The future of retail requires fewer stores and a greater online presence, but the road to that reality is fraught with danger, JPMorgan retail analyst Matt Boss said Friday.

Boss spoke at the end of a rough few weeks for retailers, during which weak guidance and middling earnings hammered many stocks in the sector.

On Thursday, shares of Gap initially popped on news it would close 75 stores. That sentiment is evidence that the U.S. is still oversaturated with bricks-and-mortar retail, Boss said.


The right footprint for department stores like Nordstrom and Macy's is roughly 200 U.S. locations, preferably at the top 200 to 300 class-A and class-B malls, he said. Smaller stores like Gap with many more locations still have much further to cut, he added.

"I think that's the future. That's where the productivity is," he told CNBC's "Squawk Box."

While retail consultants once projected one-third of retail activity would move online, many now believe a 50-50 split is more realistic, Boss said.

The problem is retailers only convert about 2 percent of online browsing to sales, compared with nearly 20 percent for in-store shopping, he said.

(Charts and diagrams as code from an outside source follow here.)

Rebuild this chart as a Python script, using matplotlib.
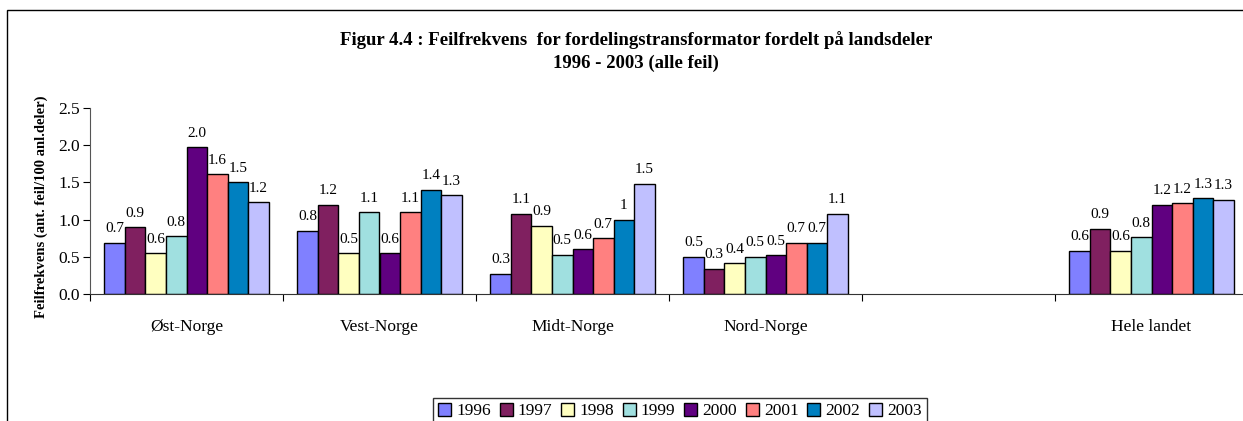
import matplotlib.pyplot as plt
import numpy as np
from matplotlib.patches import Rectangle

plt.rcParams["font.family"] = ["Liberation Serif", "DejaVu Serif"]

regions = ["Øst-Norge", "Vest-Norge", "Midt-Norge", "Nord-Norge", "", "Hele landet"]
years = ["1996", "1997", "1998", "1999", "2000", "2001", "2002", "2003"]
colors = ["#8080FF", "#802060", "#FFFFC0", "#A0E0E0", "#600080", "#FF8080", "#0080C0", "#C0C0FF"]

# one list per region, values by year 1996..2003 (empty slot has none)
ost = [0.69, 0.90, 0.55, 0.78, 1.97, 1.61, 1.50, 1.23]
vest = [0.85, 1.20, 0.55, 1.10, 0.55, 1.10, 1.40, 1.33]
midt = [0.27, 1.08, 0.92, 0.53, 0.60, 0.75, 1.00, 1.48]
nord = [0.50, 0.34, 0.41, 0.50, 0.52, 0.69, 0.69, 1.08]
tom = [np.nan] * 8
hele = [0.58, 0.88, 0.58, 0.76, 1.20, 1.22, 1.29, 1.27]

ost_lab = ["0.7", "0.9", "0.6", "0.8", "2.0", "1.6", "1.5", "1.2"]
vest_lab = ["0.8", "1.2", "0.5", "1.1", "0.6", "1.1", "1.4", "1.3"]
midt_lab = ["0.3", "1.1", "0.9", "0.5", "0.6", "0.7", "1", "1.5"]
nord_lab = ["0.5", "0.3", "0.4", "0.5", "0.5", "0.7", "0.7", "1.1"]
tom_lab = [""] * 8
hele_lab = ["0.6", "0.9", "0.6", "0.8", "1.2", "1.2", "1.3", "1.3"]

values = np.array([ost, vest, midt, nord, tom, hele])
labels = [ost_lab, vest_lab, midt_lab, nord_lab, tom_lab, hele_lab]

fig = plt.figure(figsize=(12.43, 4.21), dpi=100)
ax = fig.add_axes([90 / 1243, 1 - 294 / 421, 1158 / 1243, 186 / 421])

x = np.arange(len(regions))
width = 0.85 / len(years)
for j, year in enumerate(years):
    pos = x - 0.425 + width * (j + 0.5)
    ax.bar(pos, values[:, j], width, color=colors[j], edgecolor="black",
           linewidth=1.0, label=year, zorder=2)
    for i in range(len(regions)):
        if labels[i][j]:
            ax.text(pos[i], values[i, j] + 0.1, labels[i][j], ha="center",
                    va="bottom", fontsize=11)

ax.set_xlim(-0.5, len(regions) - 0.5)
ax.set_ylim(0, 2.5)
ax.set_yticks(np.arange(0, 2.51, 0.5))
ax.set_yticklabels([f"{v:.1f}" for v in np.arange(0, 2.51, 0.5)], fontsize=12.5)
ax.set_xticks(np.arange(-0.5, len(regions), 1.0))
ax.set_xticklabels([])
ax.set_xticks(x, minor=True)
ax.set_xticklabels(regions, minor=True, fontsize=12.5)
ax.tick_params(axis="x", which="minor", length=0, pad=18)
ax.tick_params(axis="x", which="major", length=5, direction="out")
ax.tick_params(axis="y", length=5, direction="out", pad=2)
for s in ("top", "right"):
    ax.spines[s].set_visible(False)
ax.spines["left"].set_color("#555555")
ax.spines["bottom"].set_color("#333333")

ax.set_ylabel("Feilfrekvens (ant. feil/100 anl.deler)", fontsize=10.5,
              fontweight="bold")
ax.yaxis.set_label_coords(-0.036, 0.47)

fig.text(0.512, 1 - 40 / 421, "Figur 4.4 : Feilfrekvens  for fordelingstransformator fordelt på landsdeler",
         ha="center", va="center", fontsize=13.5, fontweight="bold")
fig.text(0.512, 1 - 63 / 421, "1996 - 2003 (alle feil)",
         ha="center", va="center", fontsize=13.5, fontweight="bold")

fig.patches.append(Rectangle((7 / 1243, -0.1), 1.2, 1 - 10 / 421 + 0.1,
                             transform=fig.transFigure, fill=False,
                             edgecolor="black", linewidth=1.0))

fig.legend(loc="upper center", bbox_to_anchor=(680 / 1243, 1 - 389 / 421),
           ncol=8, fontsize=12.5, frameon=True, fancybox=False,
           edgecolor="black", handlelength=0.75, handleheight=0.75,
           handletextpad=0.3, columnspacing=0.5, borderpad=0.3)

fig.savefig("out.png", dpi=100)
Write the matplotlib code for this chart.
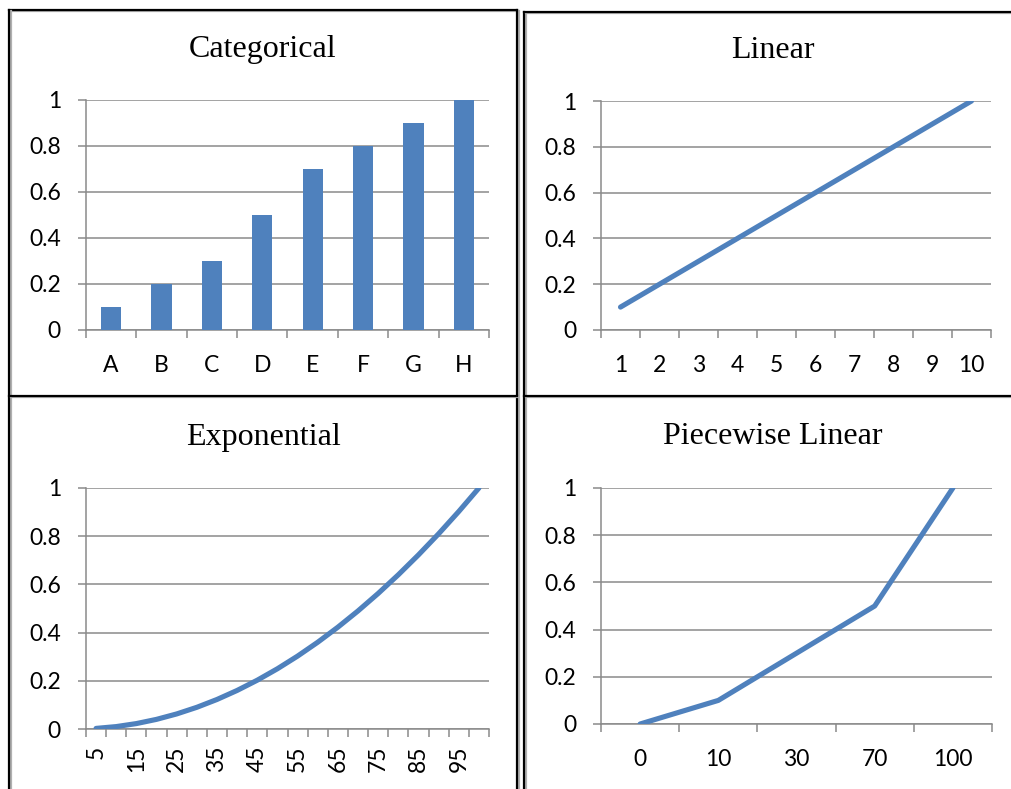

Further, the most profitable visit for many retailers comes when shoppers go to a store to return an online purchase, opening the opportunity for additional in-store sales, he said.

But retailers face a "double-edged sword" because while in-store experiences are key to driving sales, rising wages create a challenge to getting staffing levels right, Boss said.

Yet another challenge, according to Boss: Nearly 70 percent of the brands these retailers sell overlap with those featured on Amazon.com.

"Really, their key differentiation is private label exclusives. Some of these private label brands don't mean anything to the consumer, so how do you strike that balance?" he said.